The Drug Regulatory Authority of Pakistan was established in 2012 and is the largest department in the Ministry of National Health Services, Regulation and Coordination, with its headquarters in Islamabad and regional offices in the provincial capitals of Karachi, Lahore, Peshawar and Quetta. DRAP has been established by the Federal Government, and its General direction, Administration and monitoring of the Authority vests with Policy Board of DRAP. The Authority comprises a Chief Executive Officer (CEO), appointed by the Federal Government and thirteen Directors, leading each Division of DRAP which perform various functions as mandated under the DRAP Act, 2012. These Divisions are majorly divided into two types, those performing regulatory activities as follows:

- Division of Pharmaceutical Evaluations & Registration
- Division of Drug Licensing
- Division of Health and OTC Products (non-drugs)
- Division of Medical Devices and Medicated Cosmetics
- Division of Pharmacy Services
- Division of Quality Assurance and Laboratory Testing
- Division of Biological Evaluation and Research
- Division of Controlled Drugs
- Division of Costing and Pricing
While supportive Divisions are;
- Division of Management Information Services
- Division of Budget and Accounts
- Division of Legal Affairs
- Division of Administration, HR and Logistics

===Tobacco Control Cell===
A separate cell was created in 2007. The rationale for the creation of the Cell stemmed from Pakistan’s international obligation. Pakistan is a signatory to WHO Framework Convention on Tobacco Control. The aim of Tobacco Control Cell is to enhance tobacco control efforts in Pakistan.
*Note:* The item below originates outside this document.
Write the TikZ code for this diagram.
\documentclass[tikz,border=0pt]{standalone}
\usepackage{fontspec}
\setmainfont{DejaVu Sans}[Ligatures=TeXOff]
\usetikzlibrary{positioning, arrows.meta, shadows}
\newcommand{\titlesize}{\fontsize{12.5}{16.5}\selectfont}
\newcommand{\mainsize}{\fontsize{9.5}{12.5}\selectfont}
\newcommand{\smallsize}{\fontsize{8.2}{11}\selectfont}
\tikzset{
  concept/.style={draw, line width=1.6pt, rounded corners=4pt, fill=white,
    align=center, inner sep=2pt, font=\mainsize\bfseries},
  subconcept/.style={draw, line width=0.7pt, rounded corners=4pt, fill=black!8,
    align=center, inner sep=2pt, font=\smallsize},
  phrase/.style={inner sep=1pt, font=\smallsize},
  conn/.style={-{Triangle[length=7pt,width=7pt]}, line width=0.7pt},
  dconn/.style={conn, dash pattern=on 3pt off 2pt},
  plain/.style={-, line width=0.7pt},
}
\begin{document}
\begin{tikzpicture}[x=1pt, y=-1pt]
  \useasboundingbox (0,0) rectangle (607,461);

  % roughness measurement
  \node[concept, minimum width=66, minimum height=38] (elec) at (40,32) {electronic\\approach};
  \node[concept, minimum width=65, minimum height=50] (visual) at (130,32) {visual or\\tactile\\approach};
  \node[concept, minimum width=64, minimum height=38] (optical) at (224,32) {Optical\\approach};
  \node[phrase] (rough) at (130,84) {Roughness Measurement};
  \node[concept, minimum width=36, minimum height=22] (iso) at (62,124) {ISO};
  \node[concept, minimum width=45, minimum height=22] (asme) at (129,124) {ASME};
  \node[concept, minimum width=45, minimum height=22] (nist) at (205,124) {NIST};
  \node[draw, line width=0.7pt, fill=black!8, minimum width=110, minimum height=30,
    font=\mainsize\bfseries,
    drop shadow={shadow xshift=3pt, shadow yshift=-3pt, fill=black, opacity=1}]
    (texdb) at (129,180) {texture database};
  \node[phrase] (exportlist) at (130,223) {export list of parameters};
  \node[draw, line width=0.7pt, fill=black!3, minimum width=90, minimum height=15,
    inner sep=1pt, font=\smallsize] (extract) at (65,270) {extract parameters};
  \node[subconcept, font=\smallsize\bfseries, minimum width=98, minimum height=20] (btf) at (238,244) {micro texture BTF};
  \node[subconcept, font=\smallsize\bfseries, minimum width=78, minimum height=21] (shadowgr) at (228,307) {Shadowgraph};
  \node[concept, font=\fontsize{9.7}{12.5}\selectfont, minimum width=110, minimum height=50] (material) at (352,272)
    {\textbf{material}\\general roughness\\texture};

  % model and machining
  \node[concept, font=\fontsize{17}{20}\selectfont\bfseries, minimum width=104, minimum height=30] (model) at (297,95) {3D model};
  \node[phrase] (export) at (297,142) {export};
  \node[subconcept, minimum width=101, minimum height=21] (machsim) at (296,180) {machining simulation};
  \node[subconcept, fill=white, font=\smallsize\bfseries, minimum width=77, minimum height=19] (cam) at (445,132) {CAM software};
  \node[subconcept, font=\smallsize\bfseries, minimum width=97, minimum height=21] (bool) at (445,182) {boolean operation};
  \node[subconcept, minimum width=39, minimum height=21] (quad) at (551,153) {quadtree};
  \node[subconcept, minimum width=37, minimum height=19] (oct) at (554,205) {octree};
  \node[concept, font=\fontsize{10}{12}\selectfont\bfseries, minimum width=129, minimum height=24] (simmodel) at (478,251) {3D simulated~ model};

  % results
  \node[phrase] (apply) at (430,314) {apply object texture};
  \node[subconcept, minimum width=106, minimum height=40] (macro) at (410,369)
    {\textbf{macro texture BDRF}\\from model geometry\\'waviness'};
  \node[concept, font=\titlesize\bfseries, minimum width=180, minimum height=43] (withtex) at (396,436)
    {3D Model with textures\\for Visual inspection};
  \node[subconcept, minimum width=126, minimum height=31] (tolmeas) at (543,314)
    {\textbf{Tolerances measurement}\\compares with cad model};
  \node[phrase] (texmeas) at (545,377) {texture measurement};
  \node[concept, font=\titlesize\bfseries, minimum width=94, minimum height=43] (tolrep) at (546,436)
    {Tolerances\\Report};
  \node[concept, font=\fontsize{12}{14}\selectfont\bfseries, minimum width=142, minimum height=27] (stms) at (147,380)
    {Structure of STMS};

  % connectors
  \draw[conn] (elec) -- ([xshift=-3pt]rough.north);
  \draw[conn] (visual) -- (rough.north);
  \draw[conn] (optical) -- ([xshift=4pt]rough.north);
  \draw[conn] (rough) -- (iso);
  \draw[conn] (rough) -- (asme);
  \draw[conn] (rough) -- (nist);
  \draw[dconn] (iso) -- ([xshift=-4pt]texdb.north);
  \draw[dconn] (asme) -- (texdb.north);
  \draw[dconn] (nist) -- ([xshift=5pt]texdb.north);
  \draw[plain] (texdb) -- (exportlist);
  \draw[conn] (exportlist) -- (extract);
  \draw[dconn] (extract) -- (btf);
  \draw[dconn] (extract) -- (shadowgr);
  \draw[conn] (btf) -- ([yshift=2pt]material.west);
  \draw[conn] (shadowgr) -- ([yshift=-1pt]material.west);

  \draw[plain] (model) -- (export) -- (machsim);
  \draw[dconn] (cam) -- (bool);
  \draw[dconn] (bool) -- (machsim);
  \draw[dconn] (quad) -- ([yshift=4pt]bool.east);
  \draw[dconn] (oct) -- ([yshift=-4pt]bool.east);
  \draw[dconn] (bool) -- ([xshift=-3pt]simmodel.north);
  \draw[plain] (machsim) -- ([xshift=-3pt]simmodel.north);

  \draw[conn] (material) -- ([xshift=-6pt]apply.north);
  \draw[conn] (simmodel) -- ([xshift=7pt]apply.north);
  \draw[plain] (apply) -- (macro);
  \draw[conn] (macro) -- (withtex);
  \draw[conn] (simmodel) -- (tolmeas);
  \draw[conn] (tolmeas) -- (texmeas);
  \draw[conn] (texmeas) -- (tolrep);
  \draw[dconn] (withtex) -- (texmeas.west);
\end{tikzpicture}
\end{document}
===National Institute of Population Studies===
National Institute of Population Studies (NIPS) is the research organization established by the government since 1986. The NIPS has been mandated to act as a technical arm of the Government for undertaking high quality research and to produce evidence-based data, information for utilization by the Public sector and others agencies for policy formulation, strategic planning and making reference in the spheres of demography, population & development and health.

===Directorate of Malaria Control===
Directorate of Malaria Control is a separate cell in ministry to co-ordinate country-wide efforts for implementation of Roll Back Malaria initiative for 50% reduction in the malaria burden in Pakistan by the year 2010. By the year 2015 >70% of the high risk population of Pakistan having access and using effective malaria prevention and treatment.

==Programs==
The ministry directly runs several federal health programs nationwide:

===National AIDS Control Program===
National AIDS Control Program (NACP) was established in 1986-87. In its early stages, the program focused on laboratory diagnosis of suspected HIV cases.
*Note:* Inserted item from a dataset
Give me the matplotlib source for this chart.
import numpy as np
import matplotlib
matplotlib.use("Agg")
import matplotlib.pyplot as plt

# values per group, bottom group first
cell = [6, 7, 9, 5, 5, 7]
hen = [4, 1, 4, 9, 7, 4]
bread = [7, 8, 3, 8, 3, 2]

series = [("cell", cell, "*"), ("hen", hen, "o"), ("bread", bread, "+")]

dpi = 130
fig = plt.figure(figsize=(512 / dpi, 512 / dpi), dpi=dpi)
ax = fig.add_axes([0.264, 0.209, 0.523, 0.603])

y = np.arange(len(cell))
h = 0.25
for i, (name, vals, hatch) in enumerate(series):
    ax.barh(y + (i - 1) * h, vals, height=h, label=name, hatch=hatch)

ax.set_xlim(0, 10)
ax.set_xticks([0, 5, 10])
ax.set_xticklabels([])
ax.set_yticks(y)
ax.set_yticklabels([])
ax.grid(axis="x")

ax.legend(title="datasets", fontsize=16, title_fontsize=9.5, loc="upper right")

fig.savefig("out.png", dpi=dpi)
===National Tuberculosis Control Program===
Having treated 700,000 tuberculosis patients so far, free diagnosis and treatment and public awareness regarding the disease are the main components of this program. It is currently headed by Lt. Aazam Parvez, Pakistan Army Medical Corps.

==Devolved programs==
The following programs were transferred to provincial health departments in 2011.

- National Program for Family Planning & Primary Health Care (LHW) Program
LHW Program is the world's largest community based primary health care program delivering services through 96,000 LHWs in their own communities

- Expanded Program on Immunization (EPI)
EPI is aimed at immunizing children against Childhood Tuberculosis, Poliomyelitis, Diphtheria, Pertussis, Measles, Tetanus and also their mothers against Tetanus.

- National Maternal, Neonatal & Child Health (MNCH) Program
The aim of the MNCH program is to improve accessibility and quality of health services and fill the resource gaps without duplicating inputs or activities.

- National Program for Prevention and Control of Hepatitis
More than 400,000 people have been vaccinated through this program, while 104 hospitals have been equipped to provide free treatment to patients.